Artikel ini telah melalui proses pencetakan untuk: Kongres Internasional Dewan Sangha Buddhis Sedunia Ketiga, (Taiwan, Republik Rakyat China, 1-7 Desember, 1981), halaman 32-35; dan juga dicetak ulang oleh Bauddha Marga (Colombo: Organ of the World Fellowship of Buddhists Sri Lanka Regional Centre, buku laporan Vesak, 1982), Vol.V, halaman 41-44.
- Vinaya(PTS) II (Cullavagga).139.
- Dhammapada, ayat 381, 382; Anguttara-nikaya(PTS) I. 294.
- Vinaya(PTS) I.12; Digha-nikaya(PTS) I.110; II.206; Suttanipata, ayat 482.
- Majjhima-nikaya(PTS) I.133, 141, dan seterusnya.
- Therehi katasamgaho theravado`ti vuccati. ”Kumpulan (kitab) yang telah diselesaikan oleh Para Sesepuh disebut Ajaran Para Sesepuh.” Dipavamsa, Bab IV, ayat11.
Thereh`eva katatta ca therya`yam parampara. “Ketika hal ini telah dilaksanakan oleh Para Sesepuh, ini (disebut) tradisi Para Sesepuh.” Mahavamsa, Bab III, ayat 40.

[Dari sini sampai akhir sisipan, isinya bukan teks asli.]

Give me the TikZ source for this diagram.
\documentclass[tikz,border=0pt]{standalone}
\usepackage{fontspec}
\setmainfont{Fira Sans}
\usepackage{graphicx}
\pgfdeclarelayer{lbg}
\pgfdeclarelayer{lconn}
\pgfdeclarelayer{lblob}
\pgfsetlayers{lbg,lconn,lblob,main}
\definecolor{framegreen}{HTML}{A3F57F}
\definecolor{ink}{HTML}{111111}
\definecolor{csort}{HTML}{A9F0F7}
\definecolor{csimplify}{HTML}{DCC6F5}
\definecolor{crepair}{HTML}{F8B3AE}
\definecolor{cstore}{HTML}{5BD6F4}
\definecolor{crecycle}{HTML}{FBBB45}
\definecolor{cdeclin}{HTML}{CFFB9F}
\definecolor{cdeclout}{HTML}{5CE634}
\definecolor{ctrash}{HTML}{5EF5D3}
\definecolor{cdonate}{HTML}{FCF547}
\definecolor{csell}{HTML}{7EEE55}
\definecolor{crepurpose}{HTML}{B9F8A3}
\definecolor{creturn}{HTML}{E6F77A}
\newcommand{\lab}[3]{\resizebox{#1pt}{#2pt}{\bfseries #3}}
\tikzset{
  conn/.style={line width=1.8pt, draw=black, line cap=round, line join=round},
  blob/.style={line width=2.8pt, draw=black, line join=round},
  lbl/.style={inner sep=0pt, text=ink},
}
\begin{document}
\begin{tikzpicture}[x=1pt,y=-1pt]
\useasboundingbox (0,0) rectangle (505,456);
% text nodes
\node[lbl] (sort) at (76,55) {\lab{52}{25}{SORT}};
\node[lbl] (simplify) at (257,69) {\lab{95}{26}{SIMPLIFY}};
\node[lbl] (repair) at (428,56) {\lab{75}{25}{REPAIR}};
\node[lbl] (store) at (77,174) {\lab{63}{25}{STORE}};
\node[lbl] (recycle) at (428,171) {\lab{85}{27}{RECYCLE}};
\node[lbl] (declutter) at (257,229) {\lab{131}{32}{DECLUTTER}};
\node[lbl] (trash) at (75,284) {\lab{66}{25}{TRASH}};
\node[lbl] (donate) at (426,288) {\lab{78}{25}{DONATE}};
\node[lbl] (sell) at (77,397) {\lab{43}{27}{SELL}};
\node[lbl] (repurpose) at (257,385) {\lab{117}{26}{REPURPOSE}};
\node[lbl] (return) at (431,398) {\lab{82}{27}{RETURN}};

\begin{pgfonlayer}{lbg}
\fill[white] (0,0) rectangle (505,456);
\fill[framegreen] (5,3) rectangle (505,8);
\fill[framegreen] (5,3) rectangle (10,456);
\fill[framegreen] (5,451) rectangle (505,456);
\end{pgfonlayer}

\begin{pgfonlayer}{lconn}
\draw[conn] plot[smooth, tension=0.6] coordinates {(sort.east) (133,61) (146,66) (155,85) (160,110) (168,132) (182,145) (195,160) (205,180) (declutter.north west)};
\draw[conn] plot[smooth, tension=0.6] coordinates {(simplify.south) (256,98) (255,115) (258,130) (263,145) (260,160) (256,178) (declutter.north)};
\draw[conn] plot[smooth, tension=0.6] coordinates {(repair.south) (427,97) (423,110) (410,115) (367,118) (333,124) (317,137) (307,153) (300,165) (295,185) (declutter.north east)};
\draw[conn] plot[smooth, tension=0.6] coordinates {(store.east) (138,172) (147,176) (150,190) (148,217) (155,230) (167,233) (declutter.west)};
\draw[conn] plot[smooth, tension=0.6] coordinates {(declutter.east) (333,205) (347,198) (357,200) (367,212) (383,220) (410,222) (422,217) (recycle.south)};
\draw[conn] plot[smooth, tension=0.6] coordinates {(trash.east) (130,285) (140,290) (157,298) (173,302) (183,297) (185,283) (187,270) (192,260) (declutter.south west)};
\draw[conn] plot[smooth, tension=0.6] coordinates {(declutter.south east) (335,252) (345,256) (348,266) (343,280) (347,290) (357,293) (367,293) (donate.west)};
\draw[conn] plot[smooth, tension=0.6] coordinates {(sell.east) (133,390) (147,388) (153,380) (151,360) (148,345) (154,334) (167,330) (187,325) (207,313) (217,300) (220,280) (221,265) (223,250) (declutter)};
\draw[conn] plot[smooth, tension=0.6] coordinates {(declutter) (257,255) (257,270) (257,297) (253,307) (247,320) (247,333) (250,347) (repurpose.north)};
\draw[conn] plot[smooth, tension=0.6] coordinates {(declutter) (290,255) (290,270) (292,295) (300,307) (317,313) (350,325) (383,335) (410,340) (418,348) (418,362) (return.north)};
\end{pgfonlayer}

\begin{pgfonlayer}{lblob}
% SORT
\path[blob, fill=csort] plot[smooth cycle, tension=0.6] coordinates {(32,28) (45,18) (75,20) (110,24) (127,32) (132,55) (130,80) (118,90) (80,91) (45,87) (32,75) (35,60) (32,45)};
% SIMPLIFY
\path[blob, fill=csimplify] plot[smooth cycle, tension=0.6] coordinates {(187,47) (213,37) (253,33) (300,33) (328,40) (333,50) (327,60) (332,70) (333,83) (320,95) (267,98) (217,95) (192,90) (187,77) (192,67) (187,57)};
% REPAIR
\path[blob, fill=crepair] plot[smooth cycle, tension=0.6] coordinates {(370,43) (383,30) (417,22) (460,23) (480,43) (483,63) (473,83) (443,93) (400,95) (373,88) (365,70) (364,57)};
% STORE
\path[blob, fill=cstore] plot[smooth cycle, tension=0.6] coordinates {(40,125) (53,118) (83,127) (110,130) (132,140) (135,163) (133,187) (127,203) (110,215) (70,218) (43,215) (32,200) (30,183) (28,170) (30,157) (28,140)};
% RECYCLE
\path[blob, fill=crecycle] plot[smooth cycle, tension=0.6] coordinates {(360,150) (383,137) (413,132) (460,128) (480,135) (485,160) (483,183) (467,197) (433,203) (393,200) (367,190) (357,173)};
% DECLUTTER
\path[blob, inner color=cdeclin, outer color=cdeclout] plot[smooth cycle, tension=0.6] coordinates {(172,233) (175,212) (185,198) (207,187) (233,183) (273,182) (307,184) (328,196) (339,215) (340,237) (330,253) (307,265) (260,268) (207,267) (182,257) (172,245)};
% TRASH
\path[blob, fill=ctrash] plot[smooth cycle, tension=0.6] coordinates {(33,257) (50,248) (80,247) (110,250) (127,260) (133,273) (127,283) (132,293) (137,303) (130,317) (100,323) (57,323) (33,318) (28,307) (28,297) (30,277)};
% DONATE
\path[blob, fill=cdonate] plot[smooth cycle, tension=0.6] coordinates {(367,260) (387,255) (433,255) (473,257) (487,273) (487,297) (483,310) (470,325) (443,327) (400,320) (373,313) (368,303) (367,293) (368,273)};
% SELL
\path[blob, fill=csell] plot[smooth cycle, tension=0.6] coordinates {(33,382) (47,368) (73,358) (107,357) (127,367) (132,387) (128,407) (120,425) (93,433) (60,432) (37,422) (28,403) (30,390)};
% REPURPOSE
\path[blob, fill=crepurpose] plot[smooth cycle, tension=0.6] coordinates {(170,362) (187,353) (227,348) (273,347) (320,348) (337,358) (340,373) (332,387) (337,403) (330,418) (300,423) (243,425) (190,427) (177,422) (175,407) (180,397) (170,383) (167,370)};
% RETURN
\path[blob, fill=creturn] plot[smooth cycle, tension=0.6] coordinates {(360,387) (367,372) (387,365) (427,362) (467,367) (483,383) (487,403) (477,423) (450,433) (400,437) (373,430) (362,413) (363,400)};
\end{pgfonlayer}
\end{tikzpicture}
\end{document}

Thereh`eva katatta ca therika`ti pavuccati. “Ketika hal ini telah dilaksanakan oleh Para Sesepuh, ini disebut (dilihat sebagai) miliki para Sesepuh.” Samantapasadika (PTS) I.30. Samantapasadika diterjemahkan ke dalam bahasa Pali oleh Buddhaghosa pada abad ke-5 Masehi dari Kitab Komentar asli dalam bahasa Sinhala yang berasal paling kurang pada abad ke-3 Sebelum Masehi. - Sandhinirmocana Sutra, halaman 73, 147, 198, 255, diterjemahkan dan diterbitkan oleh Etienne Lamotte, Louvain dan paris (1935).